## WHAT TO WORK ON
The material below should be written out in full and exactly; pictures stay out of the copy.

## PROVIDED MATERIAL
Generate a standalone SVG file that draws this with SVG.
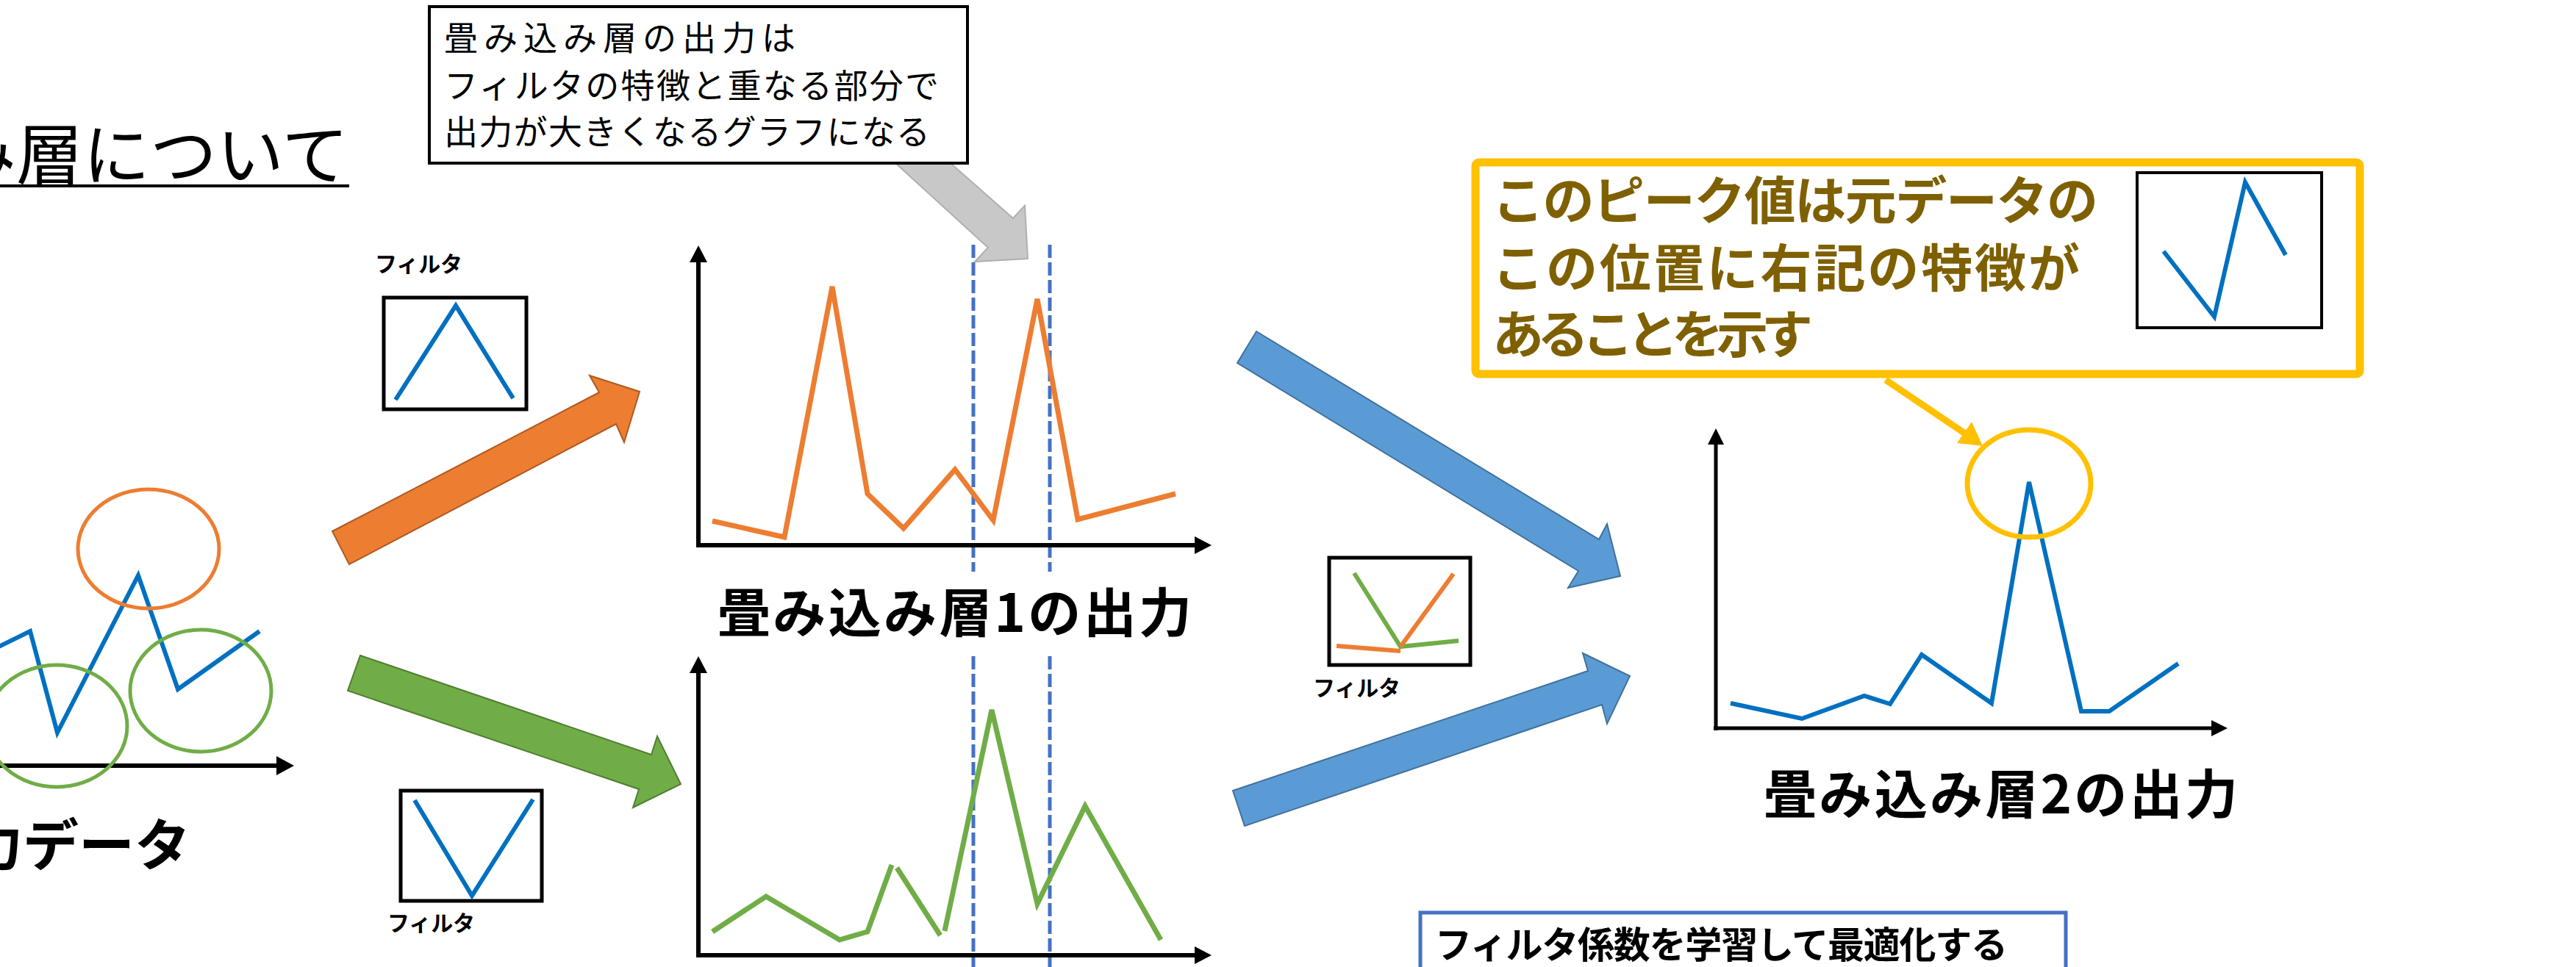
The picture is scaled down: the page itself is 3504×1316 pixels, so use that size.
<svg xmlns="http://www.w3.org/2000/svg" width="3504" height="1316" viewBox="0 0 3504 1316">
<style>
text{font-family:"Noto Sans CJK JP","Noto Sans CJK SC",sans-serif;fill:#000}
.b{font-weight:bold}
.axis{stroke:#000;stroke-width:6;fill:none}
.ah{fill:#000}
.fbox{fill:#fff;stroke:#000;stroke-width:5}
.ln{fill:none;stroke-linejoin:miter;stroke-linecap:butt}
.dash{stroke:#4472C4;stroke-width:5;stroke-dasharray:18 6;fill:none}
</style>
<rect x="0" y="0" width="3504" height="1316" fill="#fff"/>

<g id="title">
<text x="-69" y="244" font-size="91">み層について</text>
<line x1="0" y1="253" x2="475" y2="253" stroke="#000" stroke-width="4"/>
</g>

<g id="connectors">
<polygon id="gray-arrow" points="1194,200 1268,200 1378,297 1394,280 1398,352 1326,356 1344,337" fill="#C8C8C8" stroke="#B0B0B0" stroke-width="2"/>
<polygon id="orange-arrow" points="452,723 815,534 802,511 870,533 849,602 838,577 475,768" fill="#ED7D31" stroke="#AE5A21" stroke-width="2"/>
<polygon id="green-arrow" points="490,892 886,1027 894,1002 926,1067 861,1099 869,1074 473,940" fill="#70AD47" stroke="#507E32" stroke-width="2"/>
<polygon id="blue-arrow-1" points="1709,451 2175,734 2186,713 2204,784 2133,800 2147,777 1683,494" fill="#5B9BD5" stroke="#41719C" stroke-width="2"/>
<polygon id="blue-arrow-2" points="1677,1076 2160,913 2153,889 2217,920 2186,985 2179,959 1693,1124" fill="#5B9BD5" stroke="#41719C" stroke-width="2"/>
<line x1="2565" y1="517" x2="2673" y2="590" stroke="#FFC000" stroke-width="9"/>
<polygon points="2662,603 2682,574 2697,607" fill="#FFC000"/>
</g>

<g id="note-box">
<rect x="584" y="9" width="732" height="213" fill="#fff" stroke="#000" stroke-width="4"/>
<text x="604" y="68" font-size="46" textLength="478">畳み込み層の出力は</text>
<text x="604" y="133" font-size="46" textLength="673">フィルタの特徴と重なる部分で</text>
<text x="604" y="196" font-size="46" textLength="661">出力が大きくなるグラフになる</text>
</g>

<g id="input-data">
<line class="axis" x1="-10" y1="1042" x2="380" y2="1042"/>
<polygon class="ah" points="376,1029 400,1042 376,1055"/>
<polyline class="ln" points="-40,899 41,859 78,997 188,783 242,938 353,859" stroke="#0070C0" stroke-width="6"/>
<ellipse cx="202" cy="747" rx="96" ry="81" fill="none" stroke="#ED7D31" stroke-width="5"/>
<ellipse cx="77" cy="988" rx="96" ry="83" fill="none" stroke="#70AD47" stroke-width="5"/>
<ellipse cx="273" cy="940" rx="96" ry="83" fill="none" stroke="#70AD47" stroke-width="5"/>
<text class="b" x="-45" y="1178" font-size="76">力データ</text>
</g>

<g id="filter-1">
<text class="b" x="510" y="370" font-size="30" textLength="119">フィルタ</text>
<rect class="fbox" x="522" y="405" width="194" height="152"/>
<polyline class="ln" points="538,544 620,416 698,542" stroke="#0070C0" stroke-width="6"/>
</g>

<g id="filter-2">
<rect class="fbox" x="545" y="1076" width="192" height="150"/>
<polyline class="ln" points="564,1089 642,1219 725,1088" stroke="#0070C0" stroke-width="6"/>
<text class="b" x="527" y="1267" font-size="30" textLength="119">フィルタ</text>
</g>

<g id="dashes">
<line class="dash" x1="1324" y1="333" x2="1324" y2="778"/>
<line class="dash" x1="1428" y1="333" x2="1428" y2="778"/>
<line class="dash" x1="1324" y1="893" x2="1324" y2="1316"/>
<line class="dash" x1="1428" y1="893" x2="1428" y2="1316"/>
</g>

<g id="conv1-output">
<line class="axis" x1="950" y1="745" x2="950" y2="352"/>
<polygon class="ah" points="938,357 950,334 962,357"/>
<line class="axis" x1="947" y1="742" x2="1630" y2="742"/>
<polygon class="ah" points="1625,730 1648,742 1625,754"/>
<polyline class="ln" points="969,709 1067,731 1132,390 1180,672 1229,719 1299,639 1351,708 1411,407 1466,707 1599,672" stroke="#ED7D31" stroke-width="7"/>
<text class="b" x="976" y="860" font-size="72" textLength="645">畳み込み層1の出力</text>
</g>

<g id="conv1-output-b">
<line class="axis" x1="950" y1="1303" x2="950" y2="911"/>
<polygon class="ah" points="938,916 950,893 962,916"/>
<line class="axis" x1="947" y1="1300" x2="1630" y2="1300"/>
<polygon class="ah" points="1625,1288 1648,1300 1625,1312"/>
<polyline class="ln" points="969,1268 1042,1220 1142,1279 1180,1268 1213,1177" stroke="#70AD47" stroke-width="7"/>
<polyline class="ln" points="1220,1181 1279,1273" stroke="#70AD47" stroke-width="7"/>
<polyline class="ln" points="1285,1267 1349,966 1411,1230 1476,1097 1579,1279" stroke="#70AD47" stroke-width="7"/>
</g>

<g id="filter-3">
<rect class="fbox" x="1808" y="759" width="192" height="146"/>
<polyline class="ln" points="1842,780 1905,880 1984,872" stroke="#70AD47" stroke-width="6"/>
<polyline class="ln" points="1977,781 1905,880" stroke="#ED7D31" stroke-width="6"/>
<polyline class="ln" points="1818,879 1905,886" stroke="#ED7D31" stroke-width="6"/>
<text class="b" x="1786" y="947" font-size="30" textLength="119">フィルタ</text>
</g>

<g id="peak-note">
<rect x="2007" y="221" width="1203" height="288" rx="5" fill="#fff" stroke="#FFC000" stroke-width="11"/>
<text class="b" x="2030" y="299" font-size="70" textLength="824" fill="#7F6000" style="fill:#7F6000">このピーク値は元データの</text>
<text class="b" x="2030" y="391" font-size="70" textLength="799" style="fill:#7F6000">この位置に右記の特徴が</text>
<text class="b" x="2030" y="481" font-size="70" textLength="436" style="fill:#7F6000">あることを示す</text>
<rect x="2907" y="235" width="251" height="211" fill="#fff" stroke="#000" stroke-width="4"/>
<polyline class="ln" points="2943,342 3012,431 3054,248 3109,347" stroke="#0070C0" stroke-width="6"/>
</g>

<g id="conv2-output">
<line class="axis" x1="2334" y1="994" x2="2334" y2="600" style="stroke-width:5"/>
<polygon class="ah" points="2323,605 2334,583 2345,605"/>
<line class="axis" x1="2331" y1="991" x2="3012" y2="991" style="stroke-width:5"/>
<polygon class="ah" points="3008,980 3030,991 3008,1002"/>
<polyline class="ln" points="2354,957 2451,978 2536,947 2571,958 2614,891 2709,957 2760,656 2831,968 2869,968 2963,903" stroke="#0070C0" stroke-width="6"/>
<ellipse cx="2760" cy="658" rx="84" ry="73" fill="none" stroke="#FFC000" stroke-width="7"/>
<text class="b" x="2399" y="1107" font-size="72" textLength="645">畳み込み層2の出力</text>
</g>

<g id="learn-note">
<rect x="1932" y="1242" width="878" height="120" fill="#fff" stroke="#4472C4" stroke-width="5"/>
<text class="b" x="1952" y="1304" font-size="50" textLength="779">フィルタ係数を学習して最適化する</text>
</g>
</svg>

## SOLVED PROBLEM
Generate a standalone SVG file that draws this with SVG.
The picture is scaled down: the page itself is 3504×1316 pixels, so use that size.
<svg xmlns="http://www.w3.org/2000/svg" width="3504" height="1316" viewBox="0 0 3504 1316">
<style>
text{font-family:"Noto Sans CJK JP","Noto Sans CJK SC",sans-serif;fill:#000}
.b{font-weight:bold}
.axis{stroke:#000;stroke-width:6;fill:none}
.ah{fill:#000}
.fbox{fill:#fff;stroke:#000;stroke-width:5}
.ln{fill:none;stroke-linejoin:miter;stroke-linecap:butt}
.dash{stroke:#4472C4;stroke-width:5;stroke-dasharray:18 6;fill:none}
</style>
<rect x="0" y="0" width="3504" height="1316" fill="#fff"/>

<g id="title">
<text x="-69" y="244" font-size="91">み層について</text>
<line x1="0" y1="253" x2="475" y2="253" stroke="#000" stroke-width="4"/>
</g>

<g id="connectors">
<polygon id="gray-arrow" points="1194,200 1268,200 1378,297 1394,280 1398,352 1326,356 1344,337" fill="#C8C8C8" stroke="#B0B0B0" stroke-width="2"/>
<polygon id="orange-arrow" points="452,723 815,534 802,511 870,533 849,602 838,577 475,768" fill="#ED7D31" stroke="#AE5A21" stroke-width="2"/>
<polygon id="green-arrow" points="490,892 886,1027 894,1002 926,1067 861,1099 869,1074 473,940" fill="#70AD47" stroke="#507E32" stroke-width="2"/>
<polygon id="blue-arrow-1" points="1709,451 2175,734 2186,713 2204,784 2133,800 2147,777 1683,494" fill="#5B9BD5" stroke="#41719C" stroke-width="2"/>
<polygon id="blue-arrow-2" points="1677,1076 2160,913 2153,889 2217,920 2186,985 2179,959 1693,1124" fill="#5B9BD5" stroke="#41719C" stroke-width="2"/>
<line x1="2565" y1="517" x2="2673" y2="590" stroke="#FFC000" stroke-width="9"/>
<polygon points="2662,603 2682,574 2697,607" fill="#FFC000"/>
</g>

<g id="note-box">
<rect x="584" y="9" width="732" height="213" fill="#fff" stroke="#000" stroke-width="4"/>
<text x="604" y="68" font-size="46" textLength="478">畳み込み層の出力は</text>
<text x="604" y="133" font-size="46" textLength="673">フィルタの特徴と重なる部分で</text>
<text x="604" y="196" font-size="46" textLength="661">出力が大きくなるグラフになる</text>
</g>

<g id="input-data">
<line class="axis" x1="-10" y1="1042" x2="380" y2="1042"/>
<polygon class="ah" points="376,1029 400,1042 376,1055"/>
<polyline class="ln" points="-40,899 41,859 78,997 188,783 242,938 353,859" stroke="#0070C0" stroke-width="6"/>
<ellipse cx="202" cy="747" rx="96" ry="81" fill="none" stroke="#ED7D31" stroke-width="5"/>
<ellipse cx="77" cy="988" rx="96" ry="83" fill="none" stroke="#70AD47" stroke-width="5"/>
<ellipse cx="273" cy="940" rx="96" ry="83" fill="none" stroke="#70AD47" stroke-width="5"/>
<text class="b" x="-45" y="1178" font-size="76">力データ</text>
</g>

<g id="filter-1">
<text class="b" x="510" y="370" font-size="30" textLength="119">フィルタ</text>
<rect class="fbox" x="522" y="405" width="194" height="152"/>
<polyline class="ln" points="538,544 620,416 698,542" stroke="#0070C0" stroke-width="6"/>
</g>

<g id="filter-2">
<rect class="fbox" x="545" y="1076" width="192" height="150"/>
<polyline class="ln" points="564,1089 642,1219 725,1088" stroke="#0070C0" stroke-width="6"/>
<text class="b" x="527" y="1267" font-size="30" textLength="119">フィルタ</text>
</g>

<g id="dashes">
<line class="dash" x1="1324" y1="333" x2="1324" y2="778"/>
<line class="dash" x1="1428" y1="333" x2="1428" y2="778"/>
<line class="dash" x1="1324" y1="893" x2="1324" y2="1316"/>
<line class="dash" x1="1428" y1="893" x2="1428" y2="1316"/>
</g>

<g id="conv1-output">
<line class="axis" x1="950" y1="745" x2="950" y2="352"/>
<polygon class="ah" points="938,357 950,334 962,357"/>
<line class="axis" x1="947" y1="742" x2="1630" y2="742"/>
<polygon class="ah" points="1625,730 1648,742 1625,754"/>
<polyline class="ln" points="969,709 1067,731 1132,390 1180,672 1229,719 1299,639 1351,708 1411,407 1466,707 1599,672" stroke="#ED7D31" stroke-width="7"/>
<text class="b" x="976" y="860" font-size="72" textLength="645">畳み込み層1の出力</text>
</g>

<g id="conv1-output-b">
<line class="axis" x1="950" y1="1303" x2="950" y2="911"/>
<polygon class="ah" points="938,916 950,893 962,916"/>
<line class="axis" x1="947" y1="1300" x2="1630" y2="1300"/>
<polygon class="ah" points="1625,1288 1648,1300 1625,1312"/>
<polyline class="ln" points="969,1268 1042,1220 1142,1279 1180,1268 1213,1177" stroke="#70AD47" stroke-width="7"/>
<polyline class="ln" points="1220,1181 1279,1273" stroke="#70AD47" stroke-width="7"/>
<polyline class="ln" points="1285,1267 1349,966 1411,1230 1476,1097 1579,1279" stroke="#70AD47" stroke-width="7"/>
</g>

<g id="filter-3">
<rect class="fbox" x="1808" y="759" width="192" height="146"/>
<polyline class="ln" points="1842,780 1905,880 1984,872" stroke="#70AD47" stroke-width="6"/>
<polyline class="ln" points="1977,781 1905,880" stroke="#ED7D31" stroke-width="6"/>
<polyline class="ln" points="1818,879 1905,886" stroke="#ED7D31" stroke-width="6"/>
<text class="b" x="1786" y="947" font-size="30" textLength="119">フィルタ</text>
</g>

<g id="peak-note">
<rect x="2007" y="221" width="1203" height="288" rx="5" fill="#fff" stroke="#FFC000" stroke-width="11"/>
<text class="b" x="2030" y="299" font-size="70" textLength="824" fill="#7F6000" style="fill:#7F6000">このピーク値は元データの</text>
<text class="b" x="2030" y="391" font-size="70" textLength="799" style="fill:#7F6000">この位置に右記の特徴が</text>
<text class="b" x="2030" y="481" font-size="70" textLength="436" style="fill:#7F6000">あることを示す</text>
<rect x="2907" y="235" width="251" height="211" fill="#fff" stroke="#000" stroke-width="4"/>
<polyline class="ln" points="2943,342 3012,431 3054,248 3109,347" stroke="#0070C0" stroke-width="6"/>
</g>

<g id="conv2-output">
<line class="axis" x1="2334" y1="994" x2="2334" y2="600" style="stroke-width:5"/>
<polygon class="ah" points="2323,605 2334,583 2345,605"/>
<line class="axis" x1="2331" y1="991" x2="3012" y2="991" style="stroke-width:5"/>
<polygon class="ah" points="3008,980 3030,991 3008,1002"/>
<polyline class="ln" points="2354,957 2451,978 2536,947 2571,958 2614,891 2709,957 2760,656 2831,968 2869,968 2963,903" stroke="#0070C0" stroke-width="6"/>
<ellipse cx="2760" cy="658" rx="84" ry="73" fill="none" stroke="#FFC000" stroke-width="7"/>
<text class="b" x="2399" y="1107" font-size="72" textLength="645">畳み込み層2の出力</text>
</g>

<g id="learn-note">
<rect x="1932" y="1242" width="878" height="120" fill="#fff" stroke="#4472C4" stroke-width="5"/>
<text class="b" x="1952" y="1304" font-size="50" textLength="779">フィルタ係数を学習して最適化する</text>
</g>
</svg>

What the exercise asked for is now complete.